>> BEGIN Recorded data
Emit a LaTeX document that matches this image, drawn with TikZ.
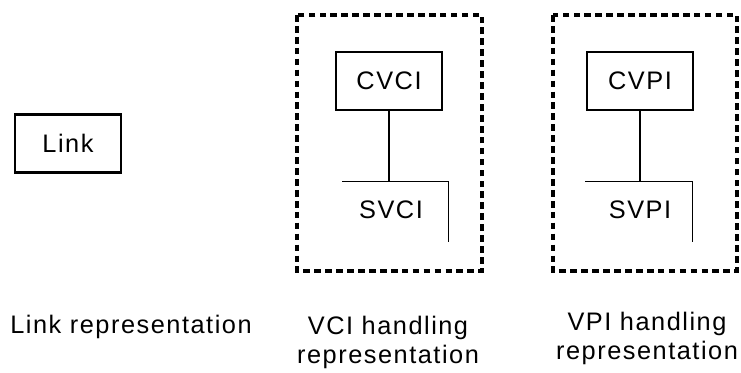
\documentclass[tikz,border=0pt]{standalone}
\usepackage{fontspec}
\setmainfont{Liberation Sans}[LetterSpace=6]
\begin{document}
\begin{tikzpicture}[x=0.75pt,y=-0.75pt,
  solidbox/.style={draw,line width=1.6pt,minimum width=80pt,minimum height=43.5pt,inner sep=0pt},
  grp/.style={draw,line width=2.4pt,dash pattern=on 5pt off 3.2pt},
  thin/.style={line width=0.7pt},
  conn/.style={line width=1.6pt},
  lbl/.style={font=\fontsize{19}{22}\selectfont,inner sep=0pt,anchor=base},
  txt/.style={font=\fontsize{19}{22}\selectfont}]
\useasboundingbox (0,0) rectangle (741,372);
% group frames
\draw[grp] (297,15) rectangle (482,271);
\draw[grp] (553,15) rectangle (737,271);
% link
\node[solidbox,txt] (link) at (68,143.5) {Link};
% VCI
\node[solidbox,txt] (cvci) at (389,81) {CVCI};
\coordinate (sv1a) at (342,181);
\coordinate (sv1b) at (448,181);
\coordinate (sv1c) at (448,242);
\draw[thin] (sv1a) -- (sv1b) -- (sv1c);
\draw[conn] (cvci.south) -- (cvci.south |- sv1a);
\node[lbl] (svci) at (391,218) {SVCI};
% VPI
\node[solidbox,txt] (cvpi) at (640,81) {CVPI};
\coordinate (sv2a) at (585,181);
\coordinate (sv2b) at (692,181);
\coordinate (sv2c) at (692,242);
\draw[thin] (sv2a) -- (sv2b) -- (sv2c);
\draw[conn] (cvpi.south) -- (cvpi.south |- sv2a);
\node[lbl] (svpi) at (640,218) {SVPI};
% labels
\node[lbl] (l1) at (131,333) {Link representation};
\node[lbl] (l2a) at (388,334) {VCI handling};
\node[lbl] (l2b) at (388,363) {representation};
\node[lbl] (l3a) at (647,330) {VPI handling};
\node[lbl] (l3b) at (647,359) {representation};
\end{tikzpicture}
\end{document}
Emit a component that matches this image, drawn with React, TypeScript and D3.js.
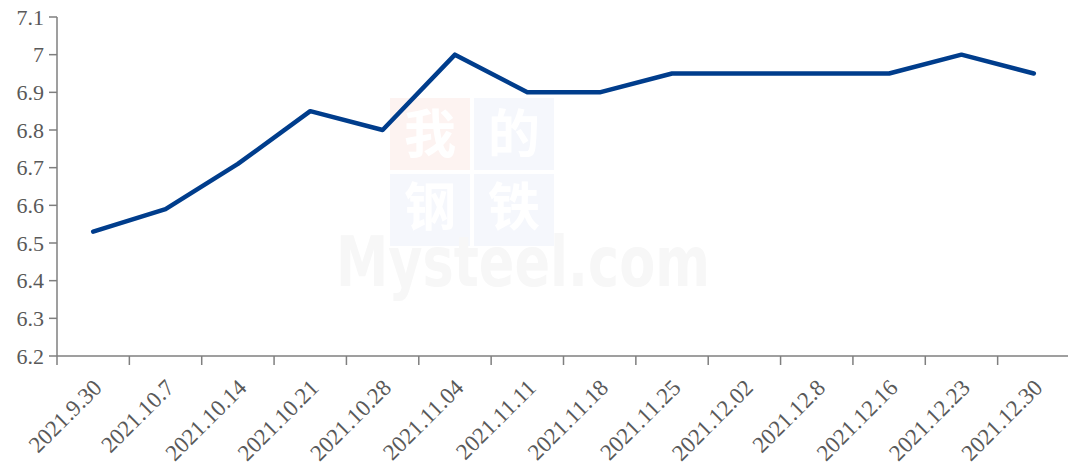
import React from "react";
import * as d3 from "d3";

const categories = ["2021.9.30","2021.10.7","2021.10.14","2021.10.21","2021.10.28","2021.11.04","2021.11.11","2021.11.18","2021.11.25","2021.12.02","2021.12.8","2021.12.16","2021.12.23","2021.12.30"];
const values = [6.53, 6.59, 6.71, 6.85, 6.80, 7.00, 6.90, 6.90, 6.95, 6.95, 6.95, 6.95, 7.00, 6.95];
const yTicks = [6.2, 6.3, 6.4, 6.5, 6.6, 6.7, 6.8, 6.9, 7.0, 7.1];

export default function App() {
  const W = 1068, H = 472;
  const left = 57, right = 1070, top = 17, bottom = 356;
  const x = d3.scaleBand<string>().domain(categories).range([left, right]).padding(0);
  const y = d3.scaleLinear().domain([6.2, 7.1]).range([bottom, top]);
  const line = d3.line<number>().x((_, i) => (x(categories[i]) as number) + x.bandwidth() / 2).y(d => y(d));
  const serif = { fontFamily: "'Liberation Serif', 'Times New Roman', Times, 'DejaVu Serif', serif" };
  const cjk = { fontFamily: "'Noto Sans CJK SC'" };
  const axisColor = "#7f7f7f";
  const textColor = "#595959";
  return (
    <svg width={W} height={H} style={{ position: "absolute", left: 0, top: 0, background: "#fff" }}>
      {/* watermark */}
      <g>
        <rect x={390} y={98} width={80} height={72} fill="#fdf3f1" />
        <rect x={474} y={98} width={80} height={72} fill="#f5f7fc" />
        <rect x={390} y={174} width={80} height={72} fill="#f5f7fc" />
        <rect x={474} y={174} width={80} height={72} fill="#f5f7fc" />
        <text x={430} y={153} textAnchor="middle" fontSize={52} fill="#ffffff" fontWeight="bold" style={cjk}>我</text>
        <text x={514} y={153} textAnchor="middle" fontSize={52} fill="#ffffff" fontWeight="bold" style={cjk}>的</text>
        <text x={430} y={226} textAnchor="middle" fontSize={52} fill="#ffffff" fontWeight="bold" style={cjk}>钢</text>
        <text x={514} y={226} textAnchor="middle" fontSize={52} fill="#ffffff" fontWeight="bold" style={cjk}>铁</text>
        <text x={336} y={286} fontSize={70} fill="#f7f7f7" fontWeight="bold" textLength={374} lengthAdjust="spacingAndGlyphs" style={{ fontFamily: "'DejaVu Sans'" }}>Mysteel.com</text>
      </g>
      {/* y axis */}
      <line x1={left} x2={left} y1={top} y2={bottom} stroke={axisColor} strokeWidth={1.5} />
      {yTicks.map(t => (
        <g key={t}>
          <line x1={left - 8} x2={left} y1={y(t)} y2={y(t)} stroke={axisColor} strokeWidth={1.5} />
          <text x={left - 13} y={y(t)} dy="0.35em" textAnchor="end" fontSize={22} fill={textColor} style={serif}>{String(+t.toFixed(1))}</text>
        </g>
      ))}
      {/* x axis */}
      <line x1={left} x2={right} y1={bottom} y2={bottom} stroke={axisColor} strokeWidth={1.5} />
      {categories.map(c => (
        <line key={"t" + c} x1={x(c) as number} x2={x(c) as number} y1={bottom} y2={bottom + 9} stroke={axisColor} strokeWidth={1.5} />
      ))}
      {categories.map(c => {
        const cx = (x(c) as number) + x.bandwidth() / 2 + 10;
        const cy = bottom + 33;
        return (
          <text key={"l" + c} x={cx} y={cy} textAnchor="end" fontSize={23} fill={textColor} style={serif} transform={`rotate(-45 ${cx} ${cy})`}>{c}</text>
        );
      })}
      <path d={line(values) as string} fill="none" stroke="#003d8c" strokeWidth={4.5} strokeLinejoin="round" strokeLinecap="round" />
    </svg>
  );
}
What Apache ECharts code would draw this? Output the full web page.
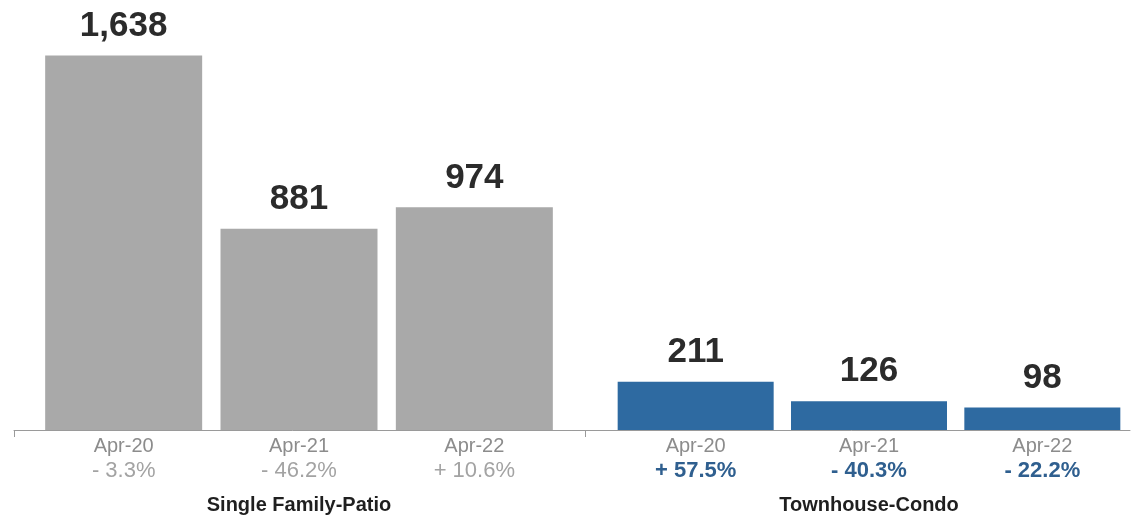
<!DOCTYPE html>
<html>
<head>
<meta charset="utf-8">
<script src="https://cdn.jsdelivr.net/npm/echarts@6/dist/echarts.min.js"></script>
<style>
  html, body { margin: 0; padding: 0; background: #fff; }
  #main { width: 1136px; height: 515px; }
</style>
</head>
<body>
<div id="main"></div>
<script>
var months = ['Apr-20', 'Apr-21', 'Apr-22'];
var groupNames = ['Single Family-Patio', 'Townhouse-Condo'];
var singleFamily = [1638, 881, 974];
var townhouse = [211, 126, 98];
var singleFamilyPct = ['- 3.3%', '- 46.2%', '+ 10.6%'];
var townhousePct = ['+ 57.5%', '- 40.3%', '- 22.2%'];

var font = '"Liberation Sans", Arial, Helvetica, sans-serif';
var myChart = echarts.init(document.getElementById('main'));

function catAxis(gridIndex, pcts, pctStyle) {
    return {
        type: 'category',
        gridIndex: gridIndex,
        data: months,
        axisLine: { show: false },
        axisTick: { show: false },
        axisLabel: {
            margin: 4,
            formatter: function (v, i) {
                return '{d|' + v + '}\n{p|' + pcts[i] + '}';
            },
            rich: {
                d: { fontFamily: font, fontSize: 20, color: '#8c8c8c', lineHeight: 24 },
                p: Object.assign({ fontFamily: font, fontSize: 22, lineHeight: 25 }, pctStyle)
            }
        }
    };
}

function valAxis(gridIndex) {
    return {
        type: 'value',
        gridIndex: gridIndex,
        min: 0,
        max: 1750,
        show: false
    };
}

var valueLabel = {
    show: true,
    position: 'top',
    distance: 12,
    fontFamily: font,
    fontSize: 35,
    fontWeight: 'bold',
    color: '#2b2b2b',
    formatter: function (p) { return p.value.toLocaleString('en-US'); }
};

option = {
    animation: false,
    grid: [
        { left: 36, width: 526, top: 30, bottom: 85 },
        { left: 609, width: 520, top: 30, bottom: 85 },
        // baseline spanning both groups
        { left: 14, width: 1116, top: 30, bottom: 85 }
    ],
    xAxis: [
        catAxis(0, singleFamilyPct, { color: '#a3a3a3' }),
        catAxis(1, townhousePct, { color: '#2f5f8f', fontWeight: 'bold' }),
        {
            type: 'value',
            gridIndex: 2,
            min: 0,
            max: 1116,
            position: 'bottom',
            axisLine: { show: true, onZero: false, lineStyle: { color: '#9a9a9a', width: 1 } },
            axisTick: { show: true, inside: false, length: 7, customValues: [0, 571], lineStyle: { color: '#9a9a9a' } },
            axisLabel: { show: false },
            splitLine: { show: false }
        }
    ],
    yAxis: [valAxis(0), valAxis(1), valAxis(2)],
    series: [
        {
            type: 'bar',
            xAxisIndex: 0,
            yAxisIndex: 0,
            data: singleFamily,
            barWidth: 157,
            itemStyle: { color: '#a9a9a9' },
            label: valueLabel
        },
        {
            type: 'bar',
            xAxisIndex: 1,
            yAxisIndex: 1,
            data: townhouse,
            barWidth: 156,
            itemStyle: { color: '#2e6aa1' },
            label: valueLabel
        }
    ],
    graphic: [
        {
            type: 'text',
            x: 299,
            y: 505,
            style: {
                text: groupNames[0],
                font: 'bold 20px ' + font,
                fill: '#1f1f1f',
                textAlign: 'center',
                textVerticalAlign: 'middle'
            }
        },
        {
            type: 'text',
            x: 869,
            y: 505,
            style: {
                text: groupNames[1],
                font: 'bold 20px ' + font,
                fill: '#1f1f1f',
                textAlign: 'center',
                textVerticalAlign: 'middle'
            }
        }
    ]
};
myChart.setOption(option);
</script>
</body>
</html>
>> END Recorded data
→ Problem requirements
Search the entries for the word "React" and copy every line that has it.

→ Correct output
Emit a component that matches this image, drawn with React, TypeScript and D3.js.
import React from "react";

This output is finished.